Marker boards comprising a white circle bearing a black letter "V" may be installed on either side of a user-worked level crossing to enable engineering staff to check that sighting distances for crossing users have not been compromised by vegetation growth [IE.36]. These boards were introduced in 2011 on a trial basis following a collision between a freight train and a tractor at a level crossing between Castlerea and Roscommon in 2010.
|[IE.35] Gate Target.||[IE.36] Vegetation Marker Board.|
Most main lines in Ireland have a system of cab signalling called "Continuous Automatic Warning System" (CAWS), first introduced in the Dublin Suburban area in 1984 in conjunction with electrification. CAWS repeats the aspects displayed by lineside colour light signals on a unit in the driver's cab. This "Aspect Display Unit" (ADU) continuously displays the aspect that was shown by the previous main signal. As the train approaches the next main signal ahead, the ADU will show the aspect displayed by that signal. Any change of aspect on the ADU is accompanied by an audible indication. A downgrade to a more restrictive aspect has to be acknowledged by the driver in a similar fashion to the British AWS system. An advantage of the 'continuous' nature of CAWS is that an upgrade in aspect is immediately indicated to the driver when conditions ahead improve. The CAWS system mostly uses coded track circuits to pass the aspect information from the signalling system to the train. On electrified lines, this operates on a different carrier frequency, and drivers of diesel trains must select the appropriate setting when entering or leaving an electrified area. Signs are provided, which show the carrier frequency to be selected ("C1" on non-electrified lines or "C2" on electrified lines) [IE.37]. Another sign marks the end of a CAWS-fitted area [IE.38]. Signs relating to CAWS are distinguished by blue bands across their top and bottom edges.
|[IE.37] CAWS Commencement Board (e.g. Carrier 2).||[IE.38] CAWS Termination Board.|
Where radio coverage begins, a sign is installed to show the correct radio channel to be selected [IE.39]. Another sign is placed at the exit from a radio area [IE.40]. Signs relating to radio are distinguished by yellow bands across their top and bottom edges.

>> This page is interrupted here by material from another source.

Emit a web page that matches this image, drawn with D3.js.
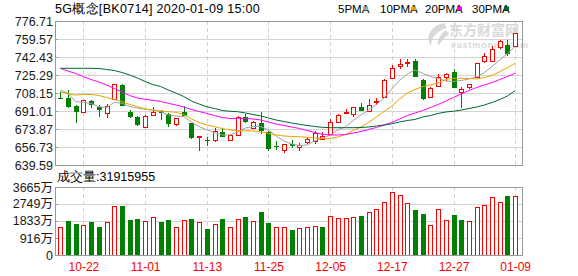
<!DOCTYPE html>
<html><head><meta charset="utf-8">
<script src="https://cdn.jsdelivr.net/npm/d3@7"></script>
<style>
body{margin:0;background:#fff;}
svg{display:block;font-family:"Liberation Sans",Arial,sans-serif;}
</style></head><body>
<svg id="c" width="578" height="276"></svg>
<script>
const dates=["10-17","10-18","10-21","10-22","10-23","10-24","10-25","10-28","10-29","10-30","10-31","11-01","11-04","11-05","11-06","11-07","11-08","11-11","11-12","11-13","11-14","11-15","11-18","11-19","11-20","11-21","11-22","11-25","11-26","11-27","11-28","11-29","12-02","12-03","12-04","12-05","12-06","12-09","12-10","12-11","12-12","12-13","12-16","12-17","12-18","12-19","12-20","12-23","12-24","12-25","12-26","12-27","12-30","12-31","01-02","01-03","01-06","01-07","01-08","01-09"];
const open=[703.68,703.68,695.77,690.35,700.53,694.54,689.39,702.15,715.77,689.77,685.30,675.49,687.87,691.30,687.87,678.35,690.06,679.30,666.25,663.87,662.45,671.02,663.40,667.87,685.11,675.49,679.87,670.73,657.68,653.88,659.59,657.21,661.78,661.78,665.02,669.78,680.82,689.58,688.16,694.54,691.30,700.34,704.63,722.15,733.58,736.72,738.91,720.53,704.63,714.15,723.10,728.44,708.82,713.20,722.72,738.91,738.62,752.24,753.86,752.24];
const close=[703.11,695.11,690.35,701.49,696.73,691.30,695.77,716.44,696.06,684.63,677.68,686.25,690.35,689.39,678.63,684.06,686.54,665.30,666.73,663.40,671.49,666.25,668.16,685.01,680.54,680.82,671.97,654.83,657.21,659.30,658.16,658.83,664.35,669.59,667.49,680.82,687.20,690.06,694.54,691.01,696.73,700.82,720.53,731.67,735.77,737.20,723.67,702.44,713.20,723.10,726.24,713.20,711.96,716.44,736.43,743.39,749.76,757.95,745.29,765.00];
const high=[708.82,711.01,696.25,701.96,701.20,696.73,697.39,716.91,716.25,691.96,685.78,687.20,695.11,691.77,689.39,684.54,695.30,679.78,667.21,666.54,674.54,674.82,668.63,686.25,688.16,681.49,690.06,671.49,662.45,659.59,662.92,660.83,666.54,671.49,671.30,683.39,687.68,692.63,695.01,698.92,702.15,703.11,721.01,734.81,740.24,740.24,741.00,721.01,713.68,726.24,726.72,731.01,714.15,716.91,736.91,746.53,752.91,758.43,758.62,765.48];
const low=[702.15,693.58,679.87,690.06,694.15,685.01,684.06,701.68,695.77,684.06,676.73,675.02,687.39,682.44,675.49,677.01,686.06,664.06,653.21,657.97,661.21,665.78,662.92,667.40,679.30,675.02,669.11,653.11,653.88,651.49,656.07,652.92,659.30,659.30,664.35,669.30,680.35,687.87,685.01,690.54,690.82,696.73,704.15,721.67,731.29,733.20,723.20,701.96,704.15,713.68,719.86,712.72,694.15,711.96,722.25,736.43,738.15,749.76,743.39,751.76];
const ma5=[711.01,707.87,699.87,699.30,698.15,695.11,694.15,699.30,698.34,695.30,693.87,692.63,691.96,690.54,687.20,686.25,685.78,680.54,676.25,672.92,670.54,668.16,668.16,671.02,674.82,676.25,676.25,672.92,667.21,662.45,659.59,658.16,658.64,662.45,665.30,668.16,672.92,676.06,681.97,687.20,691.96,697.20,703.39,711.96,720.06,726.24,730.05,726.91,723.86,722.15,719.58,719.10,720.06,721.48,723.67,727.67,733.39,739.58,745.77,752.24];
const ma10=[709.58,707.20,706.25,706.72,706.72,705.77,703.87,701.96,700.06,697.20,695.30,692.92,691.96,691.01,690.35,689.77,687.68,683.39,680.06,677.68,676.06,674.35,672.92,672.25,672.16,671.97,671.02,669.78,668.16,667.21,666.73,666.54,665.97,665.30,664.83,664.83,666.25,668.63,672.44,675.78,680.06,685.30,690.54,695.77,702.44,708.15,711.49,714.15,715.77,717.67,721.01,722.15,722.15,721.96,721.48,722.91,724.82,728.44,732.43,736.43];
const ma20=[731.67,729.10,726.72,723.67,721.01,718.63,715.77,712.44,709.10,705.77,703.39,702.15,701.20,700.06,698.34,696.73,694.82,692.44,690.54,688.63,686.73,684.82,683.87,684.06,683.87,683.39,682.44,680.54,678.63,677.21,675.78,674.35,672.44,670.54,668.83,668.16,668.16,668.63,670.06,671.49,673.40,675.30,677.68,680.06,683.39,686.73,689.11,691.49,694.35,697.20,700.53,703.87,707.20,710.53,713.39,715.77,718.15,721.01,723.86,726.91];
const ma30=[731.67,731.67,731.67,731.67,731.67,731.48,730.53,729.58,727.67,725.29,722.44,719.10,716.25,714.34,711.01,708.15,704.82,700.53,697.68,695.11,693.39,691.49,690.73,690.35,689.11,687.68,686.25,684.35,682.44,681.01,679.59,678.35,677.21,676.25,675.49,675.11,675.11,675.11,675.11,675.30,675.78,676.73,677.68,678.82,680.54,681.97,682.92,685.30,686.73,688.63,690.06,690.82,691.96,693.39,694.82,696.73,699.11,701.96,705.30,710.53];
const volume=[1491,1833,1671,1599,1779,1509,1779,2623,2641,1868,1940,1814,2030,1779,1886,1491,1868,1940,1779,1401,1671,1940,1491,1922,2048,1814,2317,1725,1491,1491,1347,1473,1527,1581,1491,2119,2012,2012,2066,2102,2336,2461,2839,3414,3216,2821,2425,2210,1599,2461,1868,2156,1886,1814,2569,2677,3108,2839,3180,3191.5955];
const priceTicks=[639.59,656.73,673.87,691.01,708.15,725.29,742.43,759.57,776.71];
const volTicks=[0,916,1833,2749,3665];
const xTickLabels=["10-22","11-01","11-13","11-25","12-05","12-17","12-27","01-09"];
const maNames=["5PMA","10PMA","20PMA","30PMA"];
const maColors=["#a0a0a0","#f0a000","#ff00ff","#006633"];
const title="5G概念[BK0714] 2020-01-09 15:00";
const volTitle="成交量:31915955";

const L=55,R=522,T=21,B=165,VT=187,VB=255;
const RED="#ff0000",GREEN="#008000",GRID="#d4d4d4",FRAME="#999";
const svg=d3.select("#c");
const x=d3.scalePoint().domain(dates).range([60.3,515.2]);
const y=d3.scaleLinear().domain([639.59,776.71]).range([B,T]);
const yv=d3.scaleLinear().domain([0,3665]).range([VB,VT]);
const idx=d3.range(dates.length);
const px=i=>Math.round(x(dates[i]))+0.5;

// title and legend
svg.append("text").attr("x",55).attr("y",13).attr("font-size",12.5).attr("letter-spacing",0.3).attr("fill","#000").text(title);
const legX=[338,380,425,472], sqX=[363,411,457,504];
maNames.forEach((n,k)=>{
  svg.append("text").attr("x",legX[k]).attr("y",13).attr("font-size",11.5).attr("fill","#000").text(n);
  svg.append("rect").attr("x",sqX[k]).attr("y",6.5).attr("width",5).attr("height",4).attr("fill",maColors[k]);
});

// watermark
const wm=svg.append("g").attr("fill","#d9d9d9");
wm.append("path").attr("d","M444,23 C430,26 425,38 431,46 C431,38 436,31 447,28 Z M446,30 C440,34 437,40 438,46 C442,40 446,36 449,34 Z");
wm.append("text").attr("x",449).attr("y",35).attr("font-size",14).attr("font-weight","bold").attr("font-family","Noto Sans CJK SC").text("东方财富网");
wm.append("text").attr("x",451).attr("y",48).attr("font-size",9).attr("font-weight","bold").attr("letter-spacing",0.8).text("eastmoney.com");

// grids
const grid=svg.append("g").attr("shape-rendering","crispEdges");
grid.selectAll("line.h").data(priceTicks.slice(1,-1)).join("line")
  .attr("x1",L).attr("x2",R).attr("y1",d=>Math.round(y(d))+0.5).attr("y2",d=>Math.round(y(d))+0.5)
  .attr("stroke",GRID);
grid.selectAll("line.vh").data(volTicks.slice(1,-1)).join("line")
  .attr("x1",L).attr("x2",R).attr("y1",d=>Math.round(yv(d))+0.5).attr("y2",d=>Math.round(yv(d))+0.5)
  .attr("stroke",GRID);
[[T,B],[VT,VB]].forEach(([a,b])=>{
  grid.append("g").selectAll("line").data(xTickLabels).join("line")
    .attr("x1",d=>Math.round(x(d))+0.5).attr("x2",d=>Math.round(x(d))+0.5)
    .attr("y1",a).attr("y2",b).attr("stroke",GRID).attr("stroke-dasharray","4,3");
});

// axes labels
const yAx=svg.append("g").attr("transform",`translate(${L-2},0)`)
  .call(d3.axisLeft(y).tickValues(priceTicks).tickFormat(d3.format(".2f")).tickSize(0).tickPadding(0));
yAx.select(".domain").remove();
yAx.selectAll("text").attr("font-size",12.5).attr("fill","#1a1a1a").attr("font-family","Liberation Sans, Arial");
const yTk=svg.append("g").attr("transform",`translate(${L},0)`).attr("shape-rendering","crispEdges")
  .call(d3.axisRight(y).tickValues(priceTicks).tickSize(3).tickFormat(""));
yTk.select(".domain").remove(); yTk.selectAll("line").attr("stroke",FRAME);

const vAx=svg.append("g").attr("transform",`translate(${L-2},0)`)
  .call(d3.axisLeft(yv).tickValues(volTicks).tickFormat(d=>d===0?"0":d+"万").tickSize(0).tickPadding(0));
vAx.select(".domain").remove();
vAx.selectAll("text").attr("font-size",12.5).attr("fill","#1a1a1a").attr("font-family","Liberation Sans, Noto Sans CJK SC");
const vTk=svg.append("g").attr("transform",`translate(${L},0)`).attr("shape-rendering","crispEdges")
  .call(d3.axisRight(yv).tickValues(volTicks).tickSize(3).tickFormat(""));
vTk.select(".domain").remove(); vTk.selectAll("line").attr("stroke",FRAME);

const xAx=svg.append("g").attr("transform",`translate(0,${VB})`)
  .call(d3.axisBottom(x).tickValues(xTickLabels).tickSize(0).tickPadding(7));
xAx.select(".domain").remove();
xAx.selectAll("text").attr("font-size",12).attr("fill",RED).attr("font-family","Liberation Sans, Arial");

svg.append("text").attr("x",57).attr("y",181).attr("font-size",12.5).attr("fill","#000").text(volTitle);

// candles
const cg=svg.append("g").attr("shape-rendering","crispEdges");
const up=i=>close[i]>=open[i];
cg.selectAll("line.w").data(idx).join("line")
  .attr("x1",px).attr("x2",px).attr("y1",i=>y(high[i])).attr("y2",i=>y(low[i]))
  .attr("stroke",i=>up(i)?RED:GREEN);
cg.selectAll("rect.b").data(idx).join("rect")
  .attr("x",i=>up(i)?px(i)-2:px(i)-2.5)
  .attr("width",i=>up(i)?4:5)
  .attr("y",i=>{const t=Math.round(y(Math.max(open[i],close[i])));return up(i)?t+0.5:t;})
  .attr("height",i=>Math.max(1,Math.round(Math.abs(y(open[i])-y(close[i])))))
  .attr("fill",i=>up(i)?"#fff":GREEN)
  .attr("stroke",i=>up(i)?RED:"none");

// MA lines
[ma5,ma10,ma20,ma30].forEach((arr,k)=>{
  svg.append("path").datum(arr)
    .attr("d",d3.line().x((d,i)=>x(dates[i])).y(d=>y(d)))
    .attr("fill","none").attr("stroke",maColors[k]).attr("stroke-width",1);
});

// volume bars
const vUp=i=>i===0||close[i]>=close[i-1];
const vg=svg.append("g").attr("shape-rendering","crispEdges");
vg.selectAll("rect").data(idx).join("rect")
  .attr("x",i=>vUp(i)?px(i)-2:px(i)-2.5)
  .attr("width",i=>vUp(i)?4:5)
  .attr("y",i=>{const t=Math.round(yv(volume[i]));return vUp(i)?t+0.5:t;})
  .attr("height",i=>{const t=Math.round(yv(volume[i]));return vUp(i)?VB-t-0.5:VB-t;})
  .attr("fill",i=>vUp(i)?"#fff":GREEN)
  .attr("stroke",i=>vUp(i)?RED:"none");

// frames
const fr=svg.append("g").attr("shape-rendering","crispEdges").attr("fill","none").attr("stroke",FRAME);
fr.append("rect").attr("x",L+0.5).attr("y",T+0.5).attr("width",R-L).attr("height",B-T);
fr.append("rect").attr("x",L+0.5).attr("y",VT+0.5).attr("width",R-L).attr("height",VB-VT);
</script>
</body></html>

The Dublin Suburban lines were electrified on the 1,500 V DC overhead wire system from 1984. Signs are provided to denote the limits of working for electric multiple unit trains [IE.41]. From 1991, on occasions when a substation or switchhouse has to be temporarily put out of use, special coasting boards [IE.42 & IE.43] will be erected at the site concerned. Drivers of EMU trains should avoid drawing power while passing between the coast area boards; otherwise, damage to the overhead line equipment or pantograph could result. Signs relating to electrification are distinguished by orange bands across their top and bottom edges.
|[IE.41] Limit of Working for Electric Trains.||[IE.42] Coast Area Commencement Board.||[IE.43] Coast Area Termination Board.|
From c.2000, signs have been provided at the start of single lines worked by the "Electric Train Staff" (ETS) system [IE.44]. A similar sign with a diagonal red stripe [IE.45] marks the end of ETS working. Signs relating to ETS are distinguished by red bands across their top and bottom edges.
|[IE.44] ETS Commencement Board.||[IE.45] ETS Termination Board.|
Stop boards have a white light in the centre [IE.46] or a red spot [IE.47].